Yesterday, the market tanked on weak economic news from China. In the last week, we have seen a decline in their purchasing managers index (PMI) and in their trade balance figures (a substantial decline in imports was noted). All hopes of a global recovery are tied to growth in China.

Lower Chinese imports signals that manufacturers are building inventories and they don’t need raw materials. Production will decrease in coming months and that is consistent with what we are seeing in the US. This week, wholesale inventories rose .1% and there was a noticeable decline in sales for the second month in a row. Most of our economic recovery can be attributed to an inventory cycle and that has run its course. This catalyst will be missing in future months.

Earnings season is winding down and the strongest companies tend to announce in the first two weeks. That excitement typically falters and the selling pressure mounts towards the back end of earnings season. This impetus will also be missing as we move forward.

Overnight, Cisco announced earnings and they were very uncertain about future prospects. This tech giant has been steadfast in its belief that an economic recovery is well under way. Apparently, conditions have deteriorated quickly. The market sold off dramatically during the conference call.

Retailers will start posting results during the next week. We heard from Kohl’s today and the stock got nailed after the announcement. Nordstrom’s and JC Penney are on deck.

Tomorrow, retail sales will be released and analysts are expecting .5% rise.

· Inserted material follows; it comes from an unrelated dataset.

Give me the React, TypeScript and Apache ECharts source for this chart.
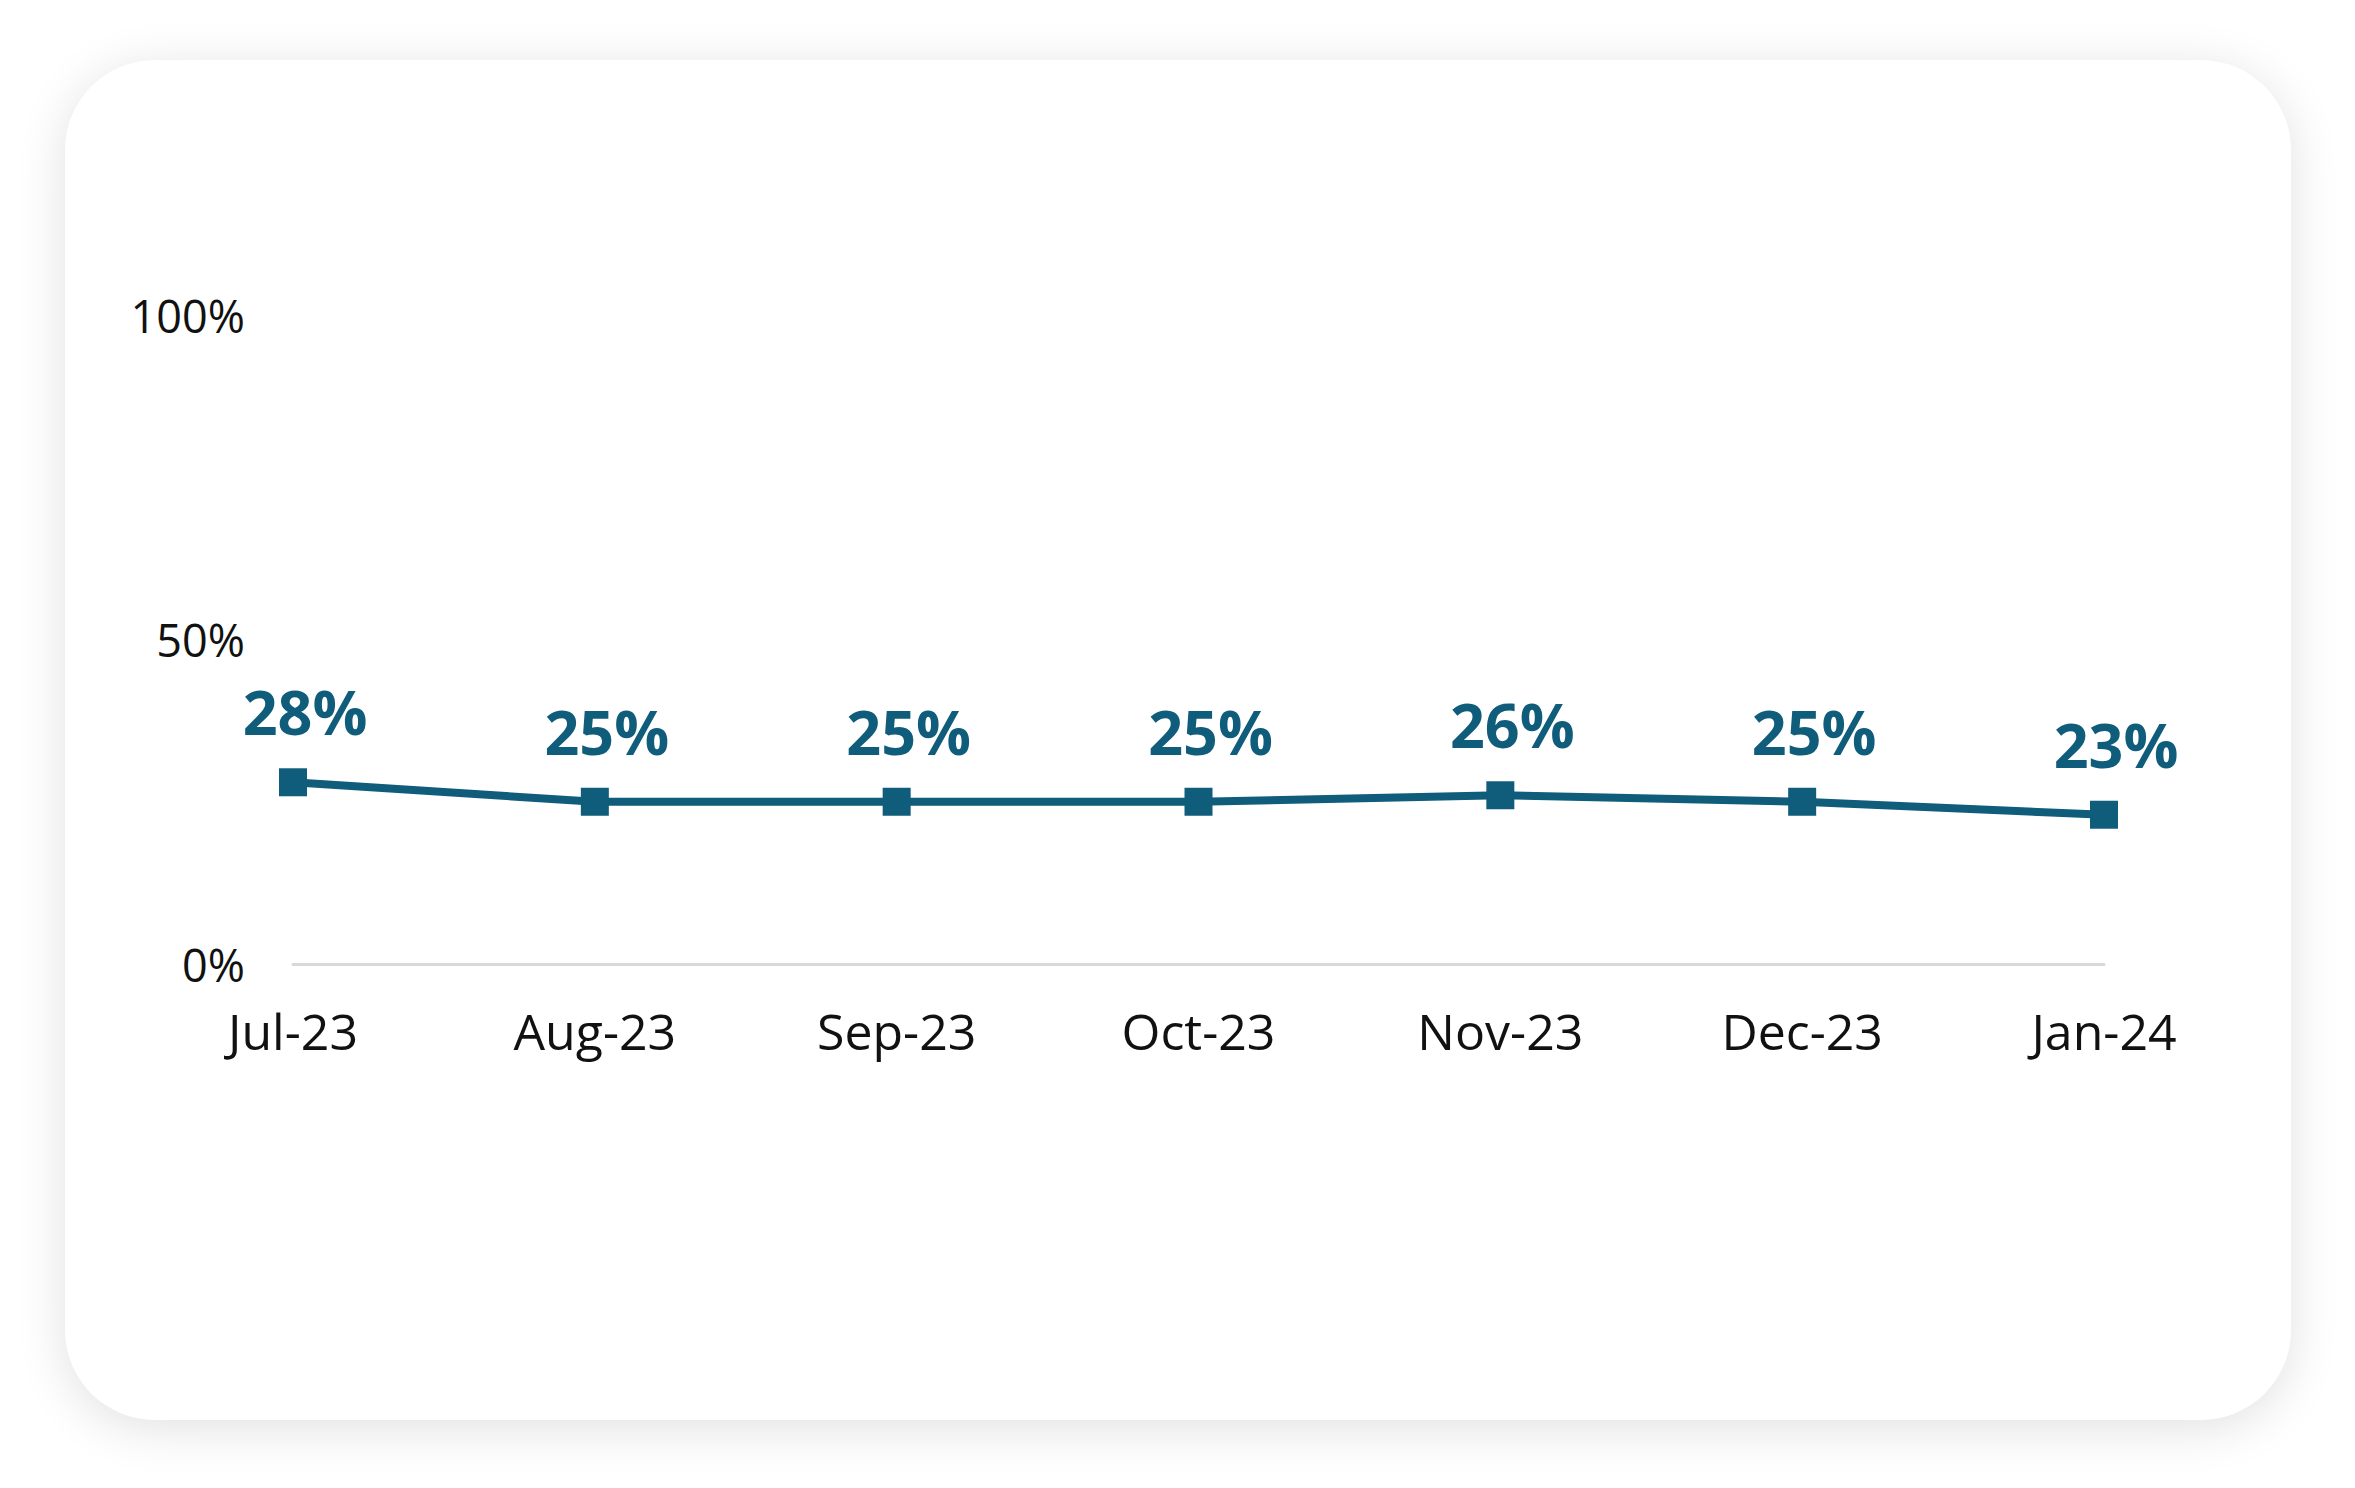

This figure has dropped two months in a row when gains were projected. Retailers have noticed that consumers are only spending money on necessities. This is consistent with what we heard from Colgate and Procter & Gamble two weeks ago. Consumers are very cost conscious and they are “trading down” to off-brand products. This pattern suggests serious belt tightening. If tomorrow’s retail sales number comes in weaker than expected, the market will decline. Almost 70% of our GDP comes from consumption and spending is critical to our economy.

The economic news has started to deteriorate in the last two months. The Unemployment Report last week was dismal. We lost 131,000 jobs in July and June’s number was revised lower by 100,000 jobs. The only shred of good news came from the private sector when companies hired more workers than expected. State and local governments are slashing payrolls to balance budgets and this will weigh on employment in future months. I read a research report that suggested almost 500,000 jobs could be cut from local governments over the next two years.

A week ago, initial jobless claims spiked dramatically to 479,000. Most traders discounted that as a “one-off” event. This morning, initial jobless claims rose to 484,000, its highest level in six months. Two consecutive increases signal trouble ahead. Corporations are lean and mean and they do not want to add to overhead expenses during times of uncertainty. Through painstaking effort, they have reduced headcounts and they will not start hiring until they see sustainable demand.

Based on the economic news last week, the market did not deserve to trade near SPY 113. In light volume, institutions were bidding for stock and they created a false sense of security just below major resistance. Bullish speculators were lured in and they expected a breakout. This week, they got the door slammed in their face. After 20 years of trading, I’ve seen this happen time and time again during the “late summer rally”.

The selling pressure will mount in coming weeks. Earnings season is winding down, economic conditions are deteriorating, the inventory cycle has run its course, the weakest seasonal period for stocks is approaching and the recent upward momentum has faded. These factors are likely to generate a correction heading into October. However, there is a wildcard.

European credit concerns have temporarily subsided. If the threat of a double dip recession grows, investors might lose their appetite for PIIGs debt. Should the fear of sovereign default in the EU return, the market will suffer a major decline. Either way, I have my shorts ready.